Exactly as they appear, output all of the records. Skip any images.

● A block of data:
..............................
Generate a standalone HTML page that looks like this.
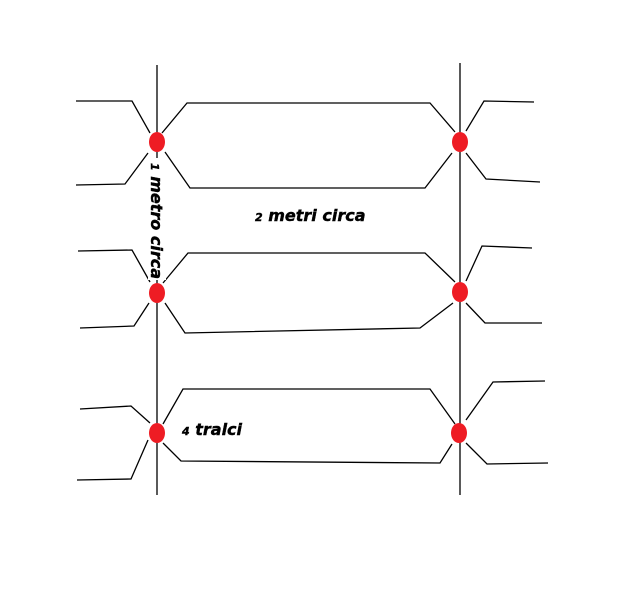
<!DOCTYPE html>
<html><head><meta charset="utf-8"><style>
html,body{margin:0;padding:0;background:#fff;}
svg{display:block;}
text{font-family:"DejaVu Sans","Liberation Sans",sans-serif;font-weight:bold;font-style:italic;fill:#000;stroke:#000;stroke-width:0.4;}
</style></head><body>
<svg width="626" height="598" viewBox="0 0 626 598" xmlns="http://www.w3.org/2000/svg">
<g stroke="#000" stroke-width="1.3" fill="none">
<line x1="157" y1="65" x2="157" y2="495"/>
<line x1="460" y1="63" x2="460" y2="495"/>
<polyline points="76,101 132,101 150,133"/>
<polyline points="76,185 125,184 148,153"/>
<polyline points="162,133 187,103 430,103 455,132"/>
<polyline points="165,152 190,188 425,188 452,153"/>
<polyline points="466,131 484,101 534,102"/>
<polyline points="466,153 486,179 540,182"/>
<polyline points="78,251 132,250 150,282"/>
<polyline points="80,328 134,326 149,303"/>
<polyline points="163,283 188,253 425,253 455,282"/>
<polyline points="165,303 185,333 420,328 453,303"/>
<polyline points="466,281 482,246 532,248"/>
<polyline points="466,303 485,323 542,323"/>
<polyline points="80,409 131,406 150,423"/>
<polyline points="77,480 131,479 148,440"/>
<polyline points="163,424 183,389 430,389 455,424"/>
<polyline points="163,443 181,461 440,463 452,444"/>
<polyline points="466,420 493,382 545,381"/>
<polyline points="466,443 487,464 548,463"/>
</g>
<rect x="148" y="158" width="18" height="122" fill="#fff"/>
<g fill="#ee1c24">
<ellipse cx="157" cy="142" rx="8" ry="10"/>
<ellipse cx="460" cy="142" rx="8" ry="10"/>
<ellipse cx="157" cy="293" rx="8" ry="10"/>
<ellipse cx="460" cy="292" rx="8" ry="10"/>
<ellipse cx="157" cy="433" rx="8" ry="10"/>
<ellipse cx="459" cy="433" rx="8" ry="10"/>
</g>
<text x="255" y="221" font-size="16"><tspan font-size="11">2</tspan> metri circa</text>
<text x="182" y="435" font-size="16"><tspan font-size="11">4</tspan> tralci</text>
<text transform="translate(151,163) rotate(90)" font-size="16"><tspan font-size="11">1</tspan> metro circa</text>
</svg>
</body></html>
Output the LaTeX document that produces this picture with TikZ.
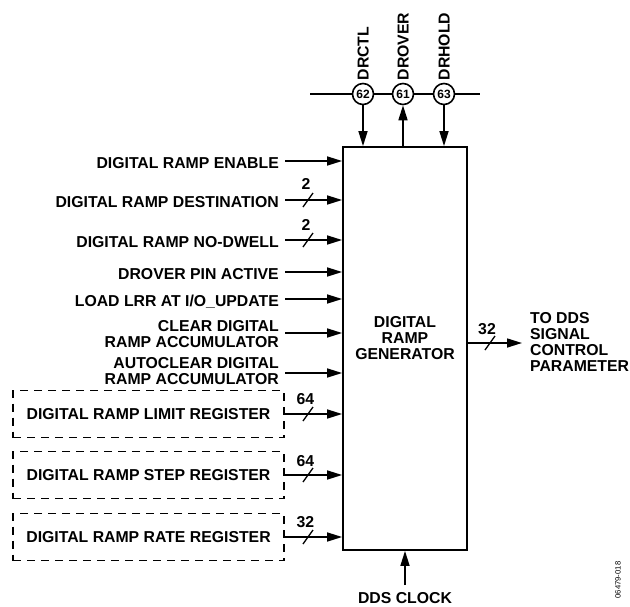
..............................
● Answer in full:
Generate a standalone HTML page that looks like this.
<!DOCTYPE html>
<html><head><meta charset="utf-8"><style>
html,body{margin:0;padding:0;background:#fff;}
svg{display:block;}
text{font-family:"DejaVu Sans","Liberation Sans",sans-serif;font-weight:bold;font-style:italic;fill:#000;stroke:#000;stroke-width:0.4;}
</style></head><body>
<svg width="626" height="598" viewBox="0 0 626 598" xmlns="http://www.w3.org/2000/svg">
<g stroke="#000" stroke-width="1.3" fill="none">
<line x1="157" y1="65" x2="157" y2="495"/>
<line x1="460" y1="63" x2="460" y2="495"/>
<polyline points="76,101 132,101 150,133"/>
<polyline points="76,185 125,184 148,153"/>
<polyline points="162,133 187,103 430,103 455,132"/>
<polyline points="165,152 190,188 425,188 452,153"/>
<polyline points="466,131 484,101 534,102"/>
<polyline points="466,153 486,179 540,182"/>
<polyline points="78,251 132,250 150,282"/>
<polyline points="80,328 134,326 149,303"/>
<polyline points="163,283 188,253 425,253 455,282"/>
<polyline points="165,303 185,333 420,328 453,303"/>
<polyline points="466,281 482,246 532,248"/>
<polyline points="466,303 485,323 542,323"/>
<polyline points="80,409 131,406 150,423"/>
<polyline points="77,480 131,479 148,440"/>
<polyline points="163,424 183,389 430,389 455,424"/>
<polyline points="163,443 181,461 440,463 452,444"/>
<polyline points="466,420 493,382 545,381"/>
<polyline points="466,443 487,464 548,463"/>
</g>
<rect x="148" y="158" width="18" height="122" fill="#fff"/>
<g fill="#ee1c24">
<ellipse cx="157" cy="142" rx="8" ry="10"/>
<ellipse cx="460" cy="142" rx="8" ry="10"/>
<ellipse cx="157" cy="293" rx="8" ry="10"/>
<ellipse cx="460" cy="292" rx="8" ry="10"/>
<ellipse cx="157" cy="433" rx="8" ry="10"/>
<ellipse cx="459" cy="433" rx="8" ry="10"/>
</g>
<text x="255" y="221" font-size="16"><tspan font-size="11">2</tspan> metri circa</text>
<text x="182" y="435" font-size="16"><tspan font-size="11">4</tspan> tralci</text>
<text transform="translate(151,163) rotate(90)" font-size="16"><tspan font-size="11">1</tspan> metro circa</text>
</svg>
</body></html>
Output the LaTeX document that produces this picture with TikZ.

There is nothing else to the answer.